NMB testet und erhebt Daten

Genau an diesem Punkt will die SLS-Demofabrik ansetzen. Entlang des Fließbands geht es darum, maschinell möglichst viel des losen Pulvers von den produzierten Bauteilen zu entfernen. Diese müssen aber erst einmal 48 Stunden lang abkühlen. Schneller geht es nicht, sonst könnte das Material reißen. Ist das geschehen, werden die gedruckten Teile gerüttelt, abgestrahlt, gewogen und schließlich von einer Kamera überprüft. Entlang der Strecke lassen sich verschiedene Stellschrauben drehen. So wird zum Beispiel getestet, mit welchem Druck die Stücke am besten abgestrahlt werden müssen, damit kein Werkstoff am Bauteil hängen bleibt. Eine Vielzahl der Daten, die die Demofabrik erhebt, werden gespeichert. Am Ende der Anlage scannt eine Kamera, ob das Bauteil richtig gedruckt und nachbearbeitet wurde. Ein Roboter sortiert das Teil dann in die entsprechende Auffangkiste: Erfolg oder Niete.

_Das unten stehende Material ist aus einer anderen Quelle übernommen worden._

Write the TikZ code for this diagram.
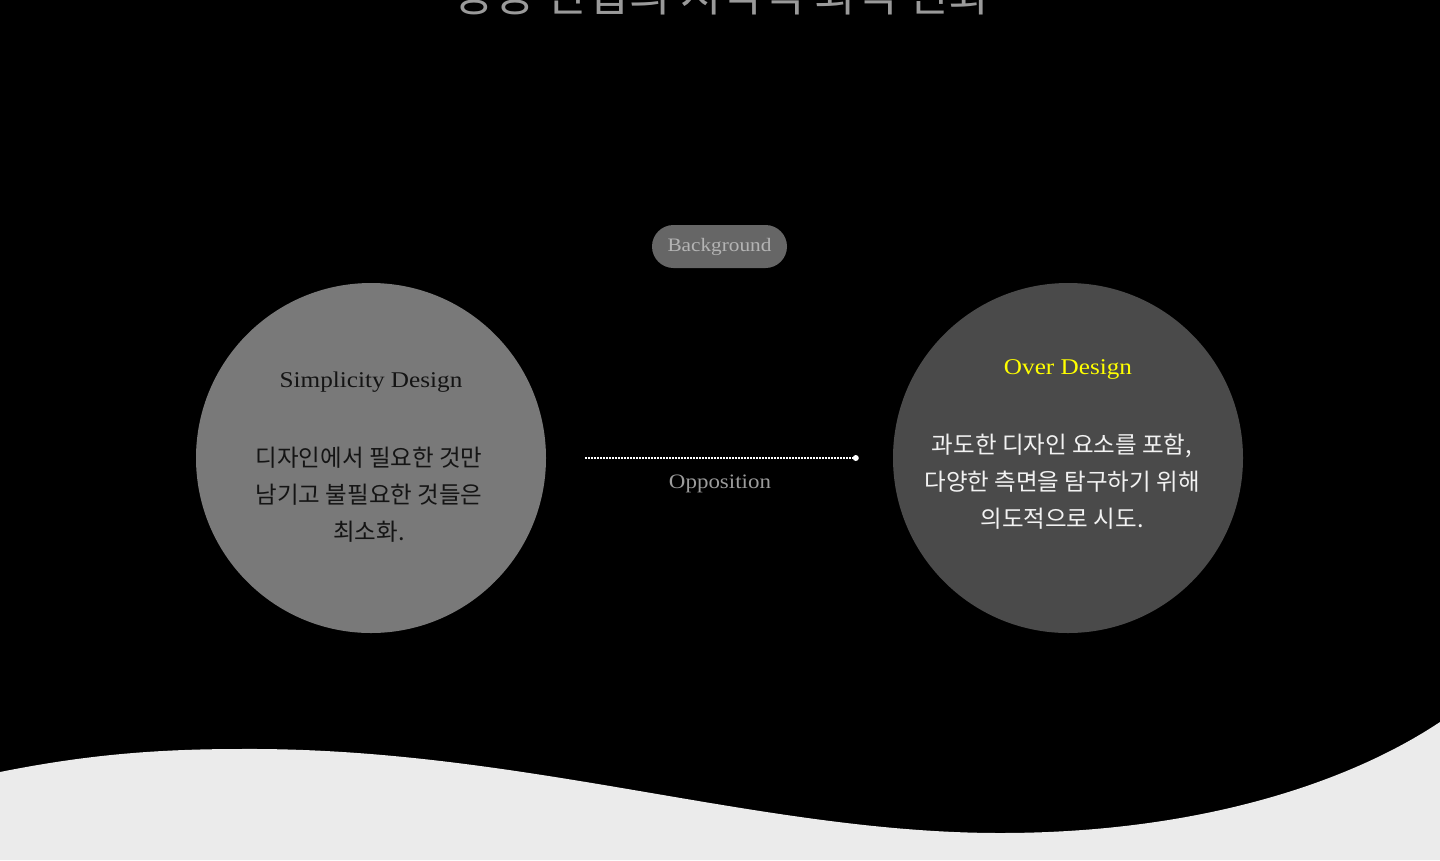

Industrie will SLS für individuellere Designs nutzen

„Leider ist die Fehlerquote gerade noch recht hoch“, sagt Bernhard Häupler von REHAU Industries. Der Kunststoffhersteller produziert unter anderem Möbelplatten, Fahrrad-Bremsschläuche und Fensterprofile und nutzt bereits über 500 Spritzgussmaschinen. Für das standardisierte Produktportfolio der REHAU Industries seien aktuelle Individualisierungstrends eine Herausforderung, so Häupler. „Das SLS-Verfahren ist für uns attraktiv, weil wir so Sonderlösungen im Design günstig realisieren könnten.“ Das Verfahren sei aber aktuell noch nicht auf dem erforderlichen Stand für die Industrie. Das will REHAU Industries gemeinsam mit der NMB ändern. „Vielleicht haben wir dann in zehn Jahren zusätzlich zu den 500 Spritzgussdruckern noch mal fünf additive Drucker“, sagt Häupler.